In voting for another Netanyahu-led government, Israelis once again chose guns over butter. Progress made in the polls made by Zionist Union leader Isaac "Buji" Herzog, who tapped into dissatisfaction over economic inequality in Israel, was in the final analysis overwhelmed by fears over national security.

In many ways, Israel has an economy to be proud of. The latest forecasts from the Paris-based OECD shows that, after weakening in 2014, the Israeli economy is expected to bounce back this year with a three per cent expansion in output. This would place it among the fastest growing of the advanced nations, bolstered by hi-tech brilliance.

Growth in 2015 will be supported by a weaker exchange rate, lower interest rates and a pause in austerity.

Despite such stellar forecasts, Mr Herzog and his party were able to tap into a rich vein of dissent. OECD data shows that, among advanced countries, Israel has one of the greatest gaps between the wealthy and the poor.

At the top end, some 20 or so prosperous Israeli families control the banks, supermarkets, property, gas stations and the utilities that underpin the lives of ordinary households. At the lower end, there are high levels of poverty among Charedi families, Bedouin Arabs and some new immigrants.

A great failing of the last Netanyahu government was its inefficiency in dealing with this inequality and the factors that provoked the "cottage cheese" revolution and the huge social protests in 2011.
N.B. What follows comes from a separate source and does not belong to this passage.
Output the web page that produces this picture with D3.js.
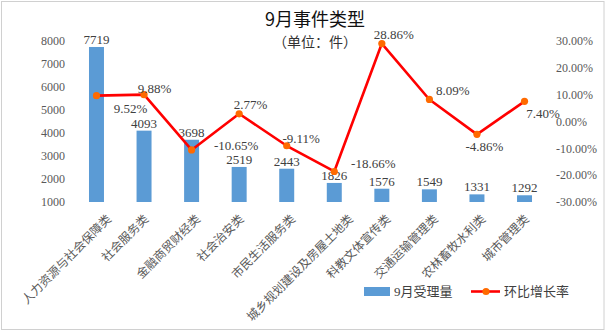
<!DOCTYPE html>
<html>
<head>
<meta charset="utf-8">
<script src="https://cdn.jsdelivr.net/npm/d3@7/dist/d3.min.js"></script>
<style>
  html, body { margin: 0; padding: 0; background: #fff; }
  svg { display: block; }
</style>
</head>
<body>
<svg id="chart" width="606" height="332"></svg>
<script>
// ---- data ----
const categories = ["人力资源与社会保障类", "社会服务类", "金融商贸财经类", "社会治安类", "市民生活服务类",
  "城乡规划建设及房屋土地类", "科教文体宣传类", "交通运输管理类", "农林畜牧水利类", "城市管理类"];
const volumes = [7719, 4093, 3698, 2519, 2443, 1826, 1576, 1549, 1331, 1292];
const growth = [9.52, 9.88, -10.65, 2.77, -9.11, -18.66, 28.86, 8.09, -4.86, 7.40];
const leftTicks = [1000, 2000, 3000, 4000, 5000, 6000, 7000, 8000];
const rightTicks = [-30, -20, -10, 0, 10, 20, 30];
const titleText = "9月事件类型";
const subtitleText = "（单位：件）";
const seriesNames = ["9月受理量", "环比增长率"];

// ---- layout (label offsets relative to each point) ----
const pctLabelOffsets = [[34, 13], [10.5, -6], [44.5, -4.5], [11.5, -9], [14.5, -7],
  [39, -8], [12, -9], [23.5, -9], [7.5, 12.5], [18.5, 12.5]];

const svg = d3.select("#chart");
const serif = "'Liberation Serif', 'Noto Sans CJK SC', serif";
const cjk = "'Liberation Serif', 'Noto Sans CJK SC', sans-serif";

// border
svg.append("rect").attr("x", 1.5).attr("y", 1.5).attr("width", 602.5).attr("height", 328)
  .attr("fill", "#fff").attr("stroke", "#d0d0d0").attr("stroke-width", 1);

const x = d3.scaleBand().domain(categories).range([72.7, 548.3])
  .paddingInner(0.685).paddingOuter(0.3425);
const yL = d3.scaleLinear().domain([1000, 8000]).range([202, 40.5]);
const yR = d3.scaleLinear().domain([-30, 30]).range([202, 40.5]);
const cx = c => x(c) + x.bandwidth() / 2;

// axes
const axL = svg.append("g").attr("transform", "translate(68,0)")
  .call(d3.axisLeft(yL).tickValues(leftTicks).tickSize(0).tickPadding(3).tickFormat(d => String(d)));
axL.select(".domain").remove();
axL.selectAll("text").attr("font-family", serif).attr("font-size", 12).attr("fill", "#595959");

const axR = svg.append("g").attr("transform", "translate(553,0)")
  .call(d3.axisRight(yR).tickValues(rightTicks).tickSize(0).tickPadding(3).tickFormat(d => d.toFixed(2) + "%"));
axR.select(".domain").remove();
axR.selectAll("text").attr("font-family", serif).attr("font-size", 12).attr("fill", "#595959");

// bars
svg.append("g").selectAll("rect").data(volumes).join("rect")
  .attr("x", (d, i) => x(categories[i]))
  .attr("width", x.bandwidth())
  .attr("y", d => yL(d))
  .attr("height", d => yL(1000) - yL(d))
  .attr("fill", "#5b9bd5");

// bar value labels
svg.append("g").selectAll("text").data(volumes).join("text")
  .attr("x", (d, i) => cx(categories[i]))
  .attr("y", d => yL(d) - 7.5)
  .attr("text-anchor", "middle").attr("dominant-baseline", "central")
  .attr("font-family", serif).attr("font-size", 13).attr("fill", "#404040")
  .text(d => d);

// line
const line = d3.line().x((d, i) => cx(categories[i])).y(d => yR(d));
svg.append("path").datum(growth).attr("d", line)
  .attr("fill", "none").attr("stroke", "#ff0000").attr("stroke-width", 2.6)
  .attr("stroke-linejoin", "round");
svg.append("g").selectAll("circle").data(growth).join("circle")
  .attr("cx", (d, i) => cx(categories[i])).attr("cy", d => yR(d)).attr("r", 3.6)
  .attr("fill", "#ff6a00");

// pct labels
svg.append("g").selectAll("text").data(growth).join("text")
  .attr("x", (d, i) => cx(categories[i]) + pctLabelOffsets[i][0])
  .attr("y", (d, i) => yR(d) + pctLabelOffsets[i][1])
  .attr("text-anchor", "middle").attr("dominant-baseline", "central")
  .attr("font-family", serif).attr("font-size", 13).attr("fill", "#404040")
  .text(d => d.toFixed(2) + "%");

// category labels
svg.append("g").selectAll("text").data(categories).join("text")
  .attr("transform", d => {
    const ax = cx(d) + 6.5 + (d.length - 7) * 2.05;
    return `translate(${ax},217) rotate(-45)`;
  })
  .attr("text-anchor", "end").attr("dominant-baseline", "central")
  .attr("font-family", cjk).attr("font-size", 12).attr("fill", "#595959")
  .text(d => d);

// title
svg.append("text").attr("x", 315).attr("y", 17.5).attr("text-anchor", "middle")
  .attr("dominant-baseline", "central")
  .attr("font-family", "'Noto Sans CJK SC', sans-serif").attr("font-size", 18).attr("fill", "#111")
  .text(titleText);
svg.append("text").attr("x", 315).attr("y", 41).attr("text-anchor", "middle")
  .attr("dominant-baseline", "central")
  .attr("font-family", "'Noto Sans CJK SC', sans-serif").attr("font-size", 14).attr("fill", "#333")
  .text(subtitleText);

// legend
const lg = svg.append("g");
lg.append("rect").attr("x", 364).attr("y", 287).attr("width", 26).attr("height", 9).attr("fill", "#5b9bd5");
lg.append("text").attr("x", 394).attr("y", 291.5).attr("dominant-baseline", "central")
  .attr("font-family", cjk).attr("font-size", 13).attr("fill", "#404040").text(seriesNames[0]);
lg.append("line").attr("x1", 471).attr("x2", 500).attr("y1", 291.5).attr("y2", 291.5)
  .attr("stroke", "#ff0000").attr("stroke-width", 2.6);
lg.append("circle").attr("cx", 486).attr("cy", 291.5).attr("r", 3.6).attr("fill", "#ff6a00");
lg.append("text").attr("x", 504).attr("y", 291.5).attr("dominant-baseline", "central")
  .attr("font-family", cjk).attr("font-size", 13).attr("fill", "#404040").text(seriesNames[1]);
</script>
</body>
</html>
Mr Herzog recognised the potency of the domestic economy as an issue. In a parallel with Britain's Labour Party, he identified a "cost-of-living" crisis in Israel and demanded social justice.

He proposed to reverse austerity, release state land for housing development and vowed competition in consumer markets. That would mean breaking up some family-controlled enterprises.

Much of what Mr Herzog promised reflected the goals outlined by a committee, headed by economist Professor Manuel Trajtenberg, set up in response to the "cottage cheese" revolution. They have never been fully implemented. Israel, like London, has a housing market divorced from domestic incomes. Vast inflows of foreign capital from Russia and, more recently, France, have driven residential prices ever higher as diaspora Jews buy their insurance against antisemitism.

This means that young Israeli couples struggle to leave the family nest and set up on their own. This has been a factor that attracts young families to subsidised settlement housing.

Among reasons to support a "grand coalition" in the new government would be to prevent the best of the Zionist Union reform agenda being swallowed up by an administration that places the minority interests of the religious parties above the interests of the broader population.